AIM: Copy out each line that mentions the word "this".
= = =
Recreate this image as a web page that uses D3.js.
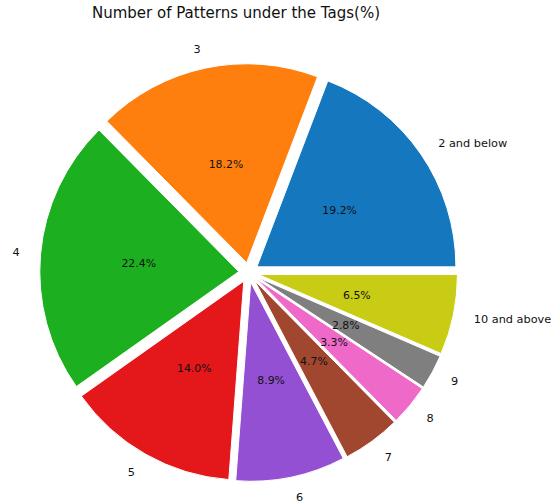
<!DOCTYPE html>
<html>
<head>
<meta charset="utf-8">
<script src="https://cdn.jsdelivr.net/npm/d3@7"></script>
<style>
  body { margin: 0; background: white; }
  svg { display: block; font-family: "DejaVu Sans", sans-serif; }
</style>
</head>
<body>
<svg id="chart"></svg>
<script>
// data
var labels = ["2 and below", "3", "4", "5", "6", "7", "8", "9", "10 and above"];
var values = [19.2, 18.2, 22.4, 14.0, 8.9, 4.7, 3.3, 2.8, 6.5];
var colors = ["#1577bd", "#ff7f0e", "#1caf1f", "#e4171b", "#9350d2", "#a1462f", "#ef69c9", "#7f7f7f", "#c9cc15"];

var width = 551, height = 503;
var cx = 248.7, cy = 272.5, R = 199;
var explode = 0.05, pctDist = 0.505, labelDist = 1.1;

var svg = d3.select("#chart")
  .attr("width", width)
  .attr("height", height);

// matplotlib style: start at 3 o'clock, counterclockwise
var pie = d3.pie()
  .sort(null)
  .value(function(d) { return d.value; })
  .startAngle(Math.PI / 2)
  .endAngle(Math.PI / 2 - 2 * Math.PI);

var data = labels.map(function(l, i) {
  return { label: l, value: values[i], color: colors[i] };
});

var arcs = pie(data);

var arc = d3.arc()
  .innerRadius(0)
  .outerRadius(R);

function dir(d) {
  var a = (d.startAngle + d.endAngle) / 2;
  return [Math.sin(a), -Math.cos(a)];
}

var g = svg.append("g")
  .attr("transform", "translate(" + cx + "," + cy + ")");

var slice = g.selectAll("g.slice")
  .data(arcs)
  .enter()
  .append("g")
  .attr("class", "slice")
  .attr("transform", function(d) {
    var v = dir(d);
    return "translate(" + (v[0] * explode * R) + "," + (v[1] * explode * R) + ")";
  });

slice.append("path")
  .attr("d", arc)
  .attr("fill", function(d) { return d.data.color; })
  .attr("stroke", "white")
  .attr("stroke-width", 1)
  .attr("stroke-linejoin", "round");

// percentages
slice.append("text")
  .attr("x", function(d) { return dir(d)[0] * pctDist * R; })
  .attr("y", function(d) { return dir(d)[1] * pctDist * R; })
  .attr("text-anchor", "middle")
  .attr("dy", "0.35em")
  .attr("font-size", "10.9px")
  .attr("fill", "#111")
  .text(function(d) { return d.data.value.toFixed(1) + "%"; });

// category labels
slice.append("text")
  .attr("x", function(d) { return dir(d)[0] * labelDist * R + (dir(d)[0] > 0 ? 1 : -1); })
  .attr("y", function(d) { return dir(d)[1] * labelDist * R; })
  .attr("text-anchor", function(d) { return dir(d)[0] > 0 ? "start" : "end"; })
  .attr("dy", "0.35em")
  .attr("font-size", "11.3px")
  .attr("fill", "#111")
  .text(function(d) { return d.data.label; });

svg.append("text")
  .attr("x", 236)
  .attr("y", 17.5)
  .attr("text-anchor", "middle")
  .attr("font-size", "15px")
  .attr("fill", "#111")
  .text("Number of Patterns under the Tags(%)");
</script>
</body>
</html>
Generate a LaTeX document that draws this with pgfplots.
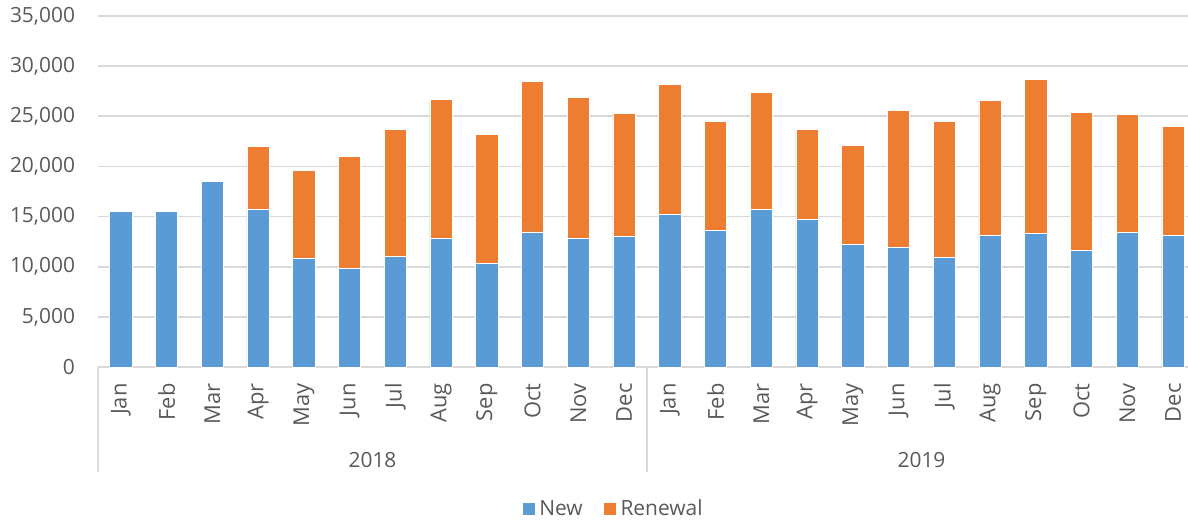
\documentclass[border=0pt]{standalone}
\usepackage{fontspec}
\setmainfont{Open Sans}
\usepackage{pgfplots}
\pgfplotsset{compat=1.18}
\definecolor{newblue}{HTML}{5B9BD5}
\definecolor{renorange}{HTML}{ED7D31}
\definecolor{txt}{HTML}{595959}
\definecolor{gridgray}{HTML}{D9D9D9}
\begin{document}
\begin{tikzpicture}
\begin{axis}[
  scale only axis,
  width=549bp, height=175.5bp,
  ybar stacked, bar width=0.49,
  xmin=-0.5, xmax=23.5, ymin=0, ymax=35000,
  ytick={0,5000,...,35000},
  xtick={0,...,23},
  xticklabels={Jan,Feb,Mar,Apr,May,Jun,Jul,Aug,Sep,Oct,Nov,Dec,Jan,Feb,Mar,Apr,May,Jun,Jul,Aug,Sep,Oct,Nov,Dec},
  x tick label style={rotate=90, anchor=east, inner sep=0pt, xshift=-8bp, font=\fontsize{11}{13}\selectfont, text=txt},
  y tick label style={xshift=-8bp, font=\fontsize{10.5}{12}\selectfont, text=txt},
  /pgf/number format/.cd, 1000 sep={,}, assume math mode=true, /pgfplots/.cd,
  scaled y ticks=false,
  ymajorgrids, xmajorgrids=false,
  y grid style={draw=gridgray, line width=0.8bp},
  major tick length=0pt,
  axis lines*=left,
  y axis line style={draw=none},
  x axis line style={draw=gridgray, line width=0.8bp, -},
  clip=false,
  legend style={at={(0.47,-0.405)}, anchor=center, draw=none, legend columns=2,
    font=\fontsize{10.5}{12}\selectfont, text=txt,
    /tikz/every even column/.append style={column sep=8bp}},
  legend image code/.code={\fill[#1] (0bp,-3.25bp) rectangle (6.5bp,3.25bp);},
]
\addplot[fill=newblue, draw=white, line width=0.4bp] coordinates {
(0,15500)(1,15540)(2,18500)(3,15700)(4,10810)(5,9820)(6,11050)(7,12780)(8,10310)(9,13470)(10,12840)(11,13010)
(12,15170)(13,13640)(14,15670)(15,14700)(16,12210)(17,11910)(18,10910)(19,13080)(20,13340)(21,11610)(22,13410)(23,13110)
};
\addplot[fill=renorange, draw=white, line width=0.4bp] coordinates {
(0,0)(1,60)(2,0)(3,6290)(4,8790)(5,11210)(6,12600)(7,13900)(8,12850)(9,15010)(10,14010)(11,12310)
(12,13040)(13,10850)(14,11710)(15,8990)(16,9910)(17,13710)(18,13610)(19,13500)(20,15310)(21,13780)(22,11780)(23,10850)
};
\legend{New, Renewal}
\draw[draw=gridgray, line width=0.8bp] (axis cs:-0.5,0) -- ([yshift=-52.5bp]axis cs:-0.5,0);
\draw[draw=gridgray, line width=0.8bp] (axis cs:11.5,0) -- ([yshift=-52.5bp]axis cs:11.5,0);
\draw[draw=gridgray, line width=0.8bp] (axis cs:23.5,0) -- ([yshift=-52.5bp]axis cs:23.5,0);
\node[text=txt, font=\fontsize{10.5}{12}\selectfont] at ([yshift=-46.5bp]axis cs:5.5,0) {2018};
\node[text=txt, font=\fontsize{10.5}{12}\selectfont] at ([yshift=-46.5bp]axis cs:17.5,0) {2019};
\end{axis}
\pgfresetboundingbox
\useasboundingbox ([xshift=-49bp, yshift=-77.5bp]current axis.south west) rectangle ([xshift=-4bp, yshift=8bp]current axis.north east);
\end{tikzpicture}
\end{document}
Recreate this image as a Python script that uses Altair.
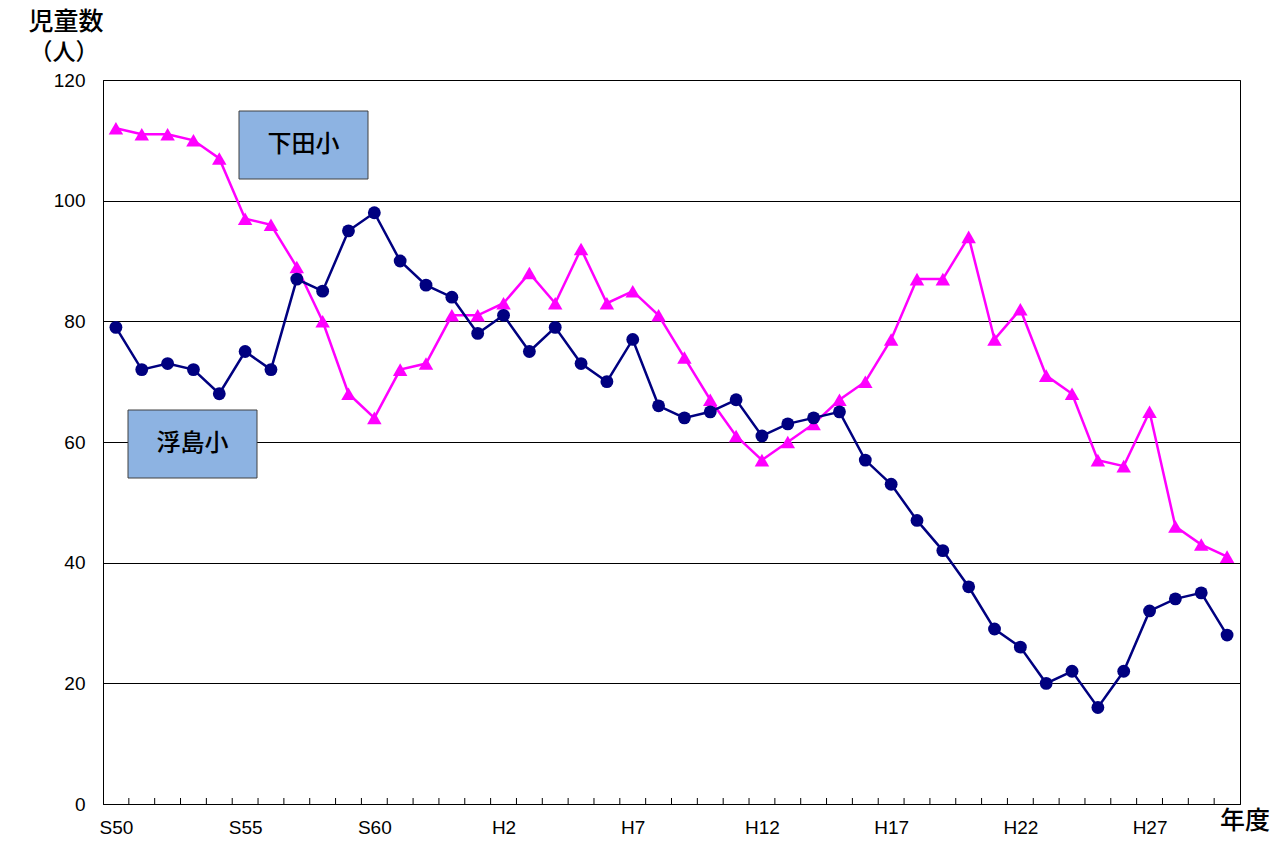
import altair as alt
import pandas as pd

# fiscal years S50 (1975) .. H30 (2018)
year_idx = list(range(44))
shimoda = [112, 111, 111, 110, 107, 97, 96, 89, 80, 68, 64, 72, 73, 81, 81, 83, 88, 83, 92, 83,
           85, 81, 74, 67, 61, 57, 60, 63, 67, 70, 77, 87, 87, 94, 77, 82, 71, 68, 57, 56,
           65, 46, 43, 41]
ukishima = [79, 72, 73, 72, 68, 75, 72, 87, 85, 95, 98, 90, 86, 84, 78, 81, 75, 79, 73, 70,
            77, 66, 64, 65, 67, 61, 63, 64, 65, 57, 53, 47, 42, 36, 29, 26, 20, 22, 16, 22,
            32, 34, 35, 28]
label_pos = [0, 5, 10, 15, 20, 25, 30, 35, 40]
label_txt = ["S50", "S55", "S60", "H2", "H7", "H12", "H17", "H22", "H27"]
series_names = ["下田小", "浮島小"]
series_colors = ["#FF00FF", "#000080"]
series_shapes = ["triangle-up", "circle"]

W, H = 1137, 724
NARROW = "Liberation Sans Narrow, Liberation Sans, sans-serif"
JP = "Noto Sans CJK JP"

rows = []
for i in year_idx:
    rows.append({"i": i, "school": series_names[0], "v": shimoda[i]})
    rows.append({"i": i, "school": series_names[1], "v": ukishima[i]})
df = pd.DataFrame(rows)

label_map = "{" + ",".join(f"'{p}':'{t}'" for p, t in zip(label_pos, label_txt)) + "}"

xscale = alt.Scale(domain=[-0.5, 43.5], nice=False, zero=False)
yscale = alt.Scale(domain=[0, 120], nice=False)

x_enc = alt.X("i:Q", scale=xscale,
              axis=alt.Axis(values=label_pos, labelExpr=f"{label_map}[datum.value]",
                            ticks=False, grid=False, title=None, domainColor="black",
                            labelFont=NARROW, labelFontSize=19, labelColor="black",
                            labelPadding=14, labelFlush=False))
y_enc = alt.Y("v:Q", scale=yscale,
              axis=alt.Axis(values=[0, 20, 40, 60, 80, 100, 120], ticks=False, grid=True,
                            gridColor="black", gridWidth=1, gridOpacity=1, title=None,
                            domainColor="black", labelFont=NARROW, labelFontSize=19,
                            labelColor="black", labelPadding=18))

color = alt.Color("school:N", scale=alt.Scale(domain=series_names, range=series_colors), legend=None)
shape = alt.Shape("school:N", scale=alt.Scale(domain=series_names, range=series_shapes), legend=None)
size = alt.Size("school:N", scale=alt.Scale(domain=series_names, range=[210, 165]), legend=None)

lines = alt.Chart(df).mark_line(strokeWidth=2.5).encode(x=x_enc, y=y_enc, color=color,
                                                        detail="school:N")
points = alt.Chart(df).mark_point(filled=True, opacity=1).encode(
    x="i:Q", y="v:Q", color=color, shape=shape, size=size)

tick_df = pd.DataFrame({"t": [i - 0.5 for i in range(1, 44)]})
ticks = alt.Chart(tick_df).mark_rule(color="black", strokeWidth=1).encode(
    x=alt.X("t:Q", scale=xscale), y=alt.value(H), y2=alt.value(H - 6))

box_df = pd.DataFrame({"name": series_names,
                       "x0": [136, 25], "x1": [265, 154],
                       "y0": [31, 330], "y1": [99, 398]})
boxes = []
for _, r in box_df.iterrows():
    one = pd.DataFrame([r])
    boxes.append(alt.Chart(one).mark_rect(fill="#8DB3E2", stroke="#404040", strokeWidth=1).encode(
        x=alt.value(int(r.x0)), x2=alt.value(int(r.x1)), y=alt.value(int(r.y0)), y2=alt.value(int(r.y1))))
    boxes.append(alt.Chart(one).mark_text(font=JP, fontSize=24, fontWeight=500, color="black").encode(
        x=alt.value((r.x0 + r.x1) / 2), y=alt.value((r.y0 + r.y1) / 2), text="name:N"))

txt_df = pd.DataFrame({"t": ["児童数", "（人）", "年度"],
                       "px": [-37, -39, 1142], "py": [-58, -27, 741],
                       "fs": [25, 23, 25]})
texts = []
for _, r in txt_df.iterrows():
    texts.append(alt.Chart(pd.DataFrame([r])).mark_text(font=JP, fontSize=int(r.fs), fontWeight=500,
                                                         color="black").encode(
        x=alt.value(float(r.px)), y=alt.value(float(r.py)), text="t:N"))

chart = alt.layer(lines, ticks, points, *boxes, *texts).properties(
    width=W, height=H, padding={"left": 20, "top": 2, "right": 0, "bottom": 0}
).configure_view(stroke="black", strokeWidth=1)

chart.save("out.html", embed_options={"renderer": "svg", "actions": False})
= = =
THE OUTPUT:
Recreate this image as a web page that uses D3.js.
Generate a LaTeX document that draws this with pgfplots.
Recreate this image as a Python script that uses Altair.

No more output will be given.